*TO BE DONE:* Below is a block of data; give all of it again word for word.

*SUPPLIED INFORMATION:*
%%

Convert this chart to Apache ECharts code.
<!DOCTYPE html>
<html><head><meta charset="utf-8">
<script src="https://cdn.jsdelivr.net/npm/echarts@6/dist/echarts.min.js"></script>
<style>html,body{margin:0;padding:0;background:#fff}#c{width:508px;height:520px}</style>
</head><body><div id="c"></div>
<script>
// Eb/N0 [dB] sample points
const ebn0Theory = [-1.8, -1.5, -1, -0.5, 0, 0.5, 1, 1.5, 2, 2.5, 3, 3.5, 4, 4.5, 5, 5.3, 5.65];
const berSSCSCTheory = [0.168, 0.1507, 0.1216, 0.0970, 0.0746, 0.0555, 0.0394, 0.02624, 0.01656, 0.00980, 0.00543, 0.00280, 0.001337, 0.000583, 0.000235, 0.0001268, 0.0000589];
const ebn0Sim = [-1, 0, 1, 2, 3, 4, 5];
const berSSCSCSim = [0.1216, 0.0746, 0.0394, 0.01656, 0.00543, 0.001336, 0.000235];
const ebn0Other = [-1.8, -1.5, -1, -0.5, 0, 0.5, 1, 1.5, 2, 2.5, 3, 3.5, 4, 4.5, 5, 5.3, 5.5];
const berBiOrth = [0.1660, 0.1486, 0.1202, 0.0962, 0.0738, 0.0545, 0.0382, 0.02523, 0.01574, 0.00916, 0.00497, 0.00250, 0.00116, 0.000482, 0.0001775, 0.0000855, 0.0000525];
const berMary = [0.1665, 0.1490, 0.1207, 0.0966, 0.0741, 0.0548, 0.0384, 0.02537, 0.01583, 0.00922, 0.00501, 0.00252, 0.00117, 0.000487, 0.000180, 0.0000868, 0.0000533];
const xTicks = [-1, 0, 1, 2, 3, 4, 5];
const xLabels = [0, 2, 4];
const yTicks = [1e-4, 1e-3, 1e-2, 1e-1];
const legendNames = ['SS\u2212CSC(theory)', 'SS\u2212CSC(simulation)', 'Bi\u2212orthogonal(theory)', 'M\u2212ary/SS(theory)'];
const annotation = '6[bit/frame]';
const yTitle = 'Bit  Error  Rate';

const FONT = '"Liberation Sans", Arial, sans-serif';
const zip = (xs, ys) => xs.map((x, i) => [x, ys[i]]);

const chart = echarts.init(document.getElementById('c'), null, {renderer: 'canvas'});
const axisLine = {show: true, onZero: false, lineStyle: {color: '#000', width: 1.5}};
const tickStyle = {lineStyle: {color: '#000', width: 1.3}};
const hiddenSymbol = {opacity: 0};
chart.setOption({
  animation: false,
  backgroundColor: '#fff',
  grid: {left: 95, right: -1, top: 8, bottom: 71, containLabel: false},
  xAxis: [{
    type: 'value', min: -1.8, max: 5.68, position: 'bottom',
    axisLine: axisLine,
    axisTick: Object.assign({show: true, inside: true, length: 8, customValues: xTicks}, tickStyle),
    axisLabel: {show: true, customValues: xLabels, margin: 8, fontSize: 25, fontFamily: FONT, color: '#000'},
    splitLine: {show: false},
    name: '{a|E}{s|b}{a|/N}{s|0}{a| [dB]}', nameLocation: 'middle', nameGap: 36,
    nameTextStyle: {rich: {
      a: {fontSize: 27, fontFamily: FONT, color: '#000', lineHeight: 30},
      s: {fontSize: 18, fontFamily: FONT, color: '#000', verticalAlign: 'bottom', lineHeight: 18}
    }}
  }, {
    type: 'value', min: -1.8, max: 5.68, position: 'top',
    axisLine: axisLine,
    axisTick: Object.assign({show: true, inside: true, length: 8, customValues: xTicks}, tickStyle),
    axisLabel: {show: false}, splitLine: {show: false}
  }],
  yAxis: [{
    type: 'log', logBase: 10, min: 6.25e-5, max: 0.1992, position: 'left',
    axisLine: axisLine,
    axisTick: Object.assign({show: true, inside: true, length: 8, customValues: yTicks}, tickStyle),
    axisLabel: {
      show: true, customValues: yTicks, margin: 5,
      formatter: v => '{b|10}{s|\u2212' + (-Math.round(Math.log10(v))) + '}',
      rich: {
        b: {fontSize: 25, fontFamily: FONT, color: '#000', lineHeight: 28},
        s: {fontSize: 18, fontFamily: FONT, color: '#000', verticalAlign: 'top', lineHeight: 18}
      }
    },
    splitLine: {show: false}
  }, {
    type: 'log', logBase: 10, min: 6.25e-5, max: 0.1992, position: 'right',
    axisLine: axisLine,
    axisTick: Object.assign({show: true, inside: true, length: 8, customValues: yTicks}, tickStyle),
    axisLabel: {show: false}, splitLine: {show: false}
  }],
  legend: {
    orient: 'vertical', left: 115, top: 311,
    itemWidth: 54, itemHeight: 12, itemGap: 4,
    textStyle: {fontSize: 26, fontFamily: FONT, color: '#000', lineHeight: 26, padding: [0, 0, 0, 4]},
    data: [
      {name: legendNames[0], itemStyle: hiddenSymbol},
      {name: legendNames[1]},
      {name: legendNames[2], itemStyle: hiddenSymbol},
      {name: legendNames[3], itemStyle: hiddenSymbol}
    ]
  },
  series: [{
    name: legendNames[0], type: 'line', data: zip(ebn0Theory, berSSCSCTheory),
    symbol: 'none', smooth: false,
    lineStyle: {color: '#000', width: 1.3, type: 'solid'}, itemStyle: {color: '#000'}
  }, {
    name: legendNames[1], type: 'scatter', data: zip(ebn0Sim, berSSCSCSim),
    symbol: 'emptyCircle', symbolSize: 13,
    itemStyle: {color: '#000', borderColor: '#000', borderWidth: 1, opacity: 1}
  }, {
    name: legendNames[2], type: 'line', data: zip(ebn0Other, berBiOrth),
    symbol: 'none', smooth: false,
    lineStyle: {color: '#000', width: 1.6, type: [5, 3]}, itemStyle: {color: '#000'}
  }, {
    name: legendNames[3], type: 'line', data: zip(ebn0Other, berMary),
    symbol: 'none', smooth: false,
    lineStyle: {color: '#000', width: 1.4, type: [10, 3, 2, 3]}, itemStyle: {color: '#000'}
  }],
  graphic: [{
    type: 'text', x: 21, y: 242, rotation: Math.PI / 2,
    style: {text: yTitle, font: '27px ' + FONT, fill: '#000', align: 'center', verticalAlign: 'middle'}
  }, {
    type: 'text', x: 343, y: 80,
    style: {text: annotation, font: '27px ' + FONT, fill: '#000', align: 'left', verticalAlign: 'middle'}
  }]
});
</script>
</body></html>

%%

*EXERCISE ANSWER:*
Convert this chart to Apache ECharts code.
<!DOCTYPE html>
<html><head><meta charset="utf-8">
<script src="https://cdn.jsdelivr.net/npm/echarts@6/dist/echarts.min.js"></script>
<style>html,body{margin:0;padding:0;background:#fff}#c{width:508px;height:520px}</style>
</head><body><div id="c"></div>
<script>
// Eb/N0 [dB] sample points
const ebn0Theory = [-1.8, -1.5, -1, -0.5, 0, 0.5, 1, 1.5, 2, 2.5, 3, 3.5, 4, 4.5, 5, 5.3, 5.65];
const berSSCSCTheory = [0.168, 0.1507, 0.1216, 0.0970, 0.0746, 0.0555, 0.0394, 0.02624, 0.01656, 0.00980, 0.00543, 0.00280, 0.001337, 0.000583, 0.000235, 0.0001268, 0.0000589];
const ebn0Sim = [-1, 0, 1, 2, 3, 4, 5];
const berSSCSCSim = [0.1216, 0.0746, 0.0394, 0.01656, 0.00543, 0.001336, 0.000235];
const ebn0Other = [-1.8, -1.5, -1, -0.5, 0, 0.5, 1, 1.5, 2, 2.5, 3, 3.5, 4, 4.5, 5, 5.3, 5.5];
const berBiOrth = [0.1660, 0.1486, 0.1202, 0.0962, 0.0738, 0.0545, 0.0382, 0.02523, 0.01574, 0.00916, 0.00497, 0.00250, 0.00116, 0.000482, 0.0001775, 0.0000855, 0.0000525];
const berMary = [0.1665, 0.1490, 0.1207, 0.0966, 0.0741, 0.0548, 0.0384, 0.02537, 0.01583, 0.00922, 0.00501, 0.00252, 0.00117, 0.000487, 0.000180, 0.0000868, 0.0000533];
const xTicks = [-1, 0, 1, 2, 3, 4, 5];
const xLabels = [0, 2, 4];
const yTicks = [1e-4, 1e-3, 1e-2, 1e-1];
const legendNames = ['SS\u2212CSC(theory)', 'SS\u2212CSC(simulation)', 'Bi\u2212orthogonal(theory)', 'M\u2212ary/SS(theory)'];
const annotation = '6[bit/frame]';
const yTitle = 'Bit  Error  Rate';

const FONT = '"Liberation Sans", Arial, sans-serif';
const zip = (xs, ys) => xs.map((x, i) => [x, ys[i]]);

const chart = echarts.init(document.getElementById('c'), null, {renderer: 'canvas'});
const axisLine = {show: true, onZero: false, lineStyle: {color: '#000', width: 1.5}};
const tickStyle = {lineStyle: {color: '#000', width: 1.3}};
const hiddenSymbol = {opacity: 0};
chart.setOption({
  animation: false,
  backgroundColor: '#fff',
  grid: {left: 95, right: -1, top: 8, bottom: 71, containLabel: false},
  xAxis: [{
    type: 'value', min: -1.8, max: 5.68, position: 'bottom',
    axisLine: axisLine,
    axisTick: Object.assign({show: true, inside: true, length: 8, customValues: xTicks}, tickStyle),
    axisLabel: {show: true, customValues: xLabels, margin: 8, fontSize: 25, fontFamily: FONT, color: '#000'},
    splitLine: {show: false},
    name: '{a|E}{s|b}{a|/N}{s|0}{a| [dB]}', nameLocation: 'middle', nameGap: 36,
    nameTextStyle: {rich: {
      a: {fontSize: 27, fontFamily: FONT, color: '#000', lineHeight: 30},
      s: {fontSize: 18, fontFamily: FONT, color: '#000', verticalAlign: 'bottom', lineHeight: 18}
    }}
  }, {
    type: 'value', min: -1.8, max: 5.68, position: 'top',
    axisLine: axisLine,
    axisTick: Object.assign({show: true, inside: true, length: 8, customValues: xTicks}, tickStyle),
    axisLabel: {show: false}, splitLine: {show: false}
  }],
  yAxis: [{
    type: 'log', logBase: 10, min: 6.25e-5, max: 0.1992, position: 'left',
    axisLine: axisLine,
    axisTick: Object.assign({show: true, inside: true, length: 8, customValues: yTicks}, tickStyle),
    axisLabel: {
      show: true, customValues: yTicks, margin: 5,
      formatter: v => '{b|10}{s|\u2212' + (-Math.round(Math.log10(v))) + '}',
      rich: {
        b: {fontSize: 25, fontFamily: FONT, color: '#000', lineHeight: 28},
        s: {fontSize: 18, fontFamily: FONT, color: '#000', verticalAlign: 'top', lineHeight: 18}
      }
    },
    splitLine: {show: false}
  }, {
    type: 'log', logBase: 10, min: 6.25e-5, max: 0.1992, position: 'right',
    axisLine: axisLine,
    axisTick: Object.assign({show: true, inside: true, length: 8, customValues: yTicks}, tickStyle),
    axisLabel: {show: false}, splitLine: {show: false}
  }],
  legend: {
    orient: 'vertical', left: 115, top: 311,
    itemWidth: 54, itemHeight: 12, itemGap: 4,
    textStyle: {fontSize: 26, fontFamily: FONT, color: '#000', lineHeight: 26, padding: [0, 0, 0, 4]},
    data: [
      {name: legendNames[0], itemStyle: hiddenSymbol},
      {name: legendNames[1]},
      {name: legendNames[2], itemStyle: hiddenSymbol},
      {name: legendNames[3], itemStyle: hiddenSymbol}
    ]
  },
  series: [{
    name: legendNames[0], type: 'line', data: zip(ebn0Theory, berSSCSCTheory),
    symbol: 'none', smooth: false,
    lineStyle: {color: '#000', width: 1.3, type: 'solid'}, itemStyle: {color: '#000'}
  }, {
    name: legendNames[1], type: 'scatter', data: zip(ebn0Sim, berSSCSCSim),
    symbol: 'emptyCircle', symbolSize: 13,
    itemStyle: {color: '#000', borderColor: '#000', borderWidth: 1, opacity: 1}
  }, {
    name: legendNames[2], type: 'line', data: zip(ebn0Other, berBiOrth),
    symbol: 'none', smooth: false,
    lineStyle: {color: '#000', width: 1.6, type: [5, 3]}, itemStyle: {color: '#000'}
  }, {
    name: legendNames[3], type: 'line', data: zip(ebn0Other, berMary),
    symbol: 'none', smooth: false,
    lineStyle: {color: '#000', width: 1.4, type: [10, 3, 2, 3]}, itemStyle: {color: '#000'}
  }],
  graphic: [{
    type: 'text', x: 21, y: 242, rotation: Math.PI / 2,
    style: {text: yTitle, font: '27px ' + FONT, fill: '#000', align: 'center', verticalAlign: 'middle'}
  }, {
    type: 'text', x: 343, y: 80,
    style: {text: annotation, font: '27px ' + FONT, fill: '#000', align: 'left', verticalAlign: 'middle'}
  }]
});
</script>
</body></html>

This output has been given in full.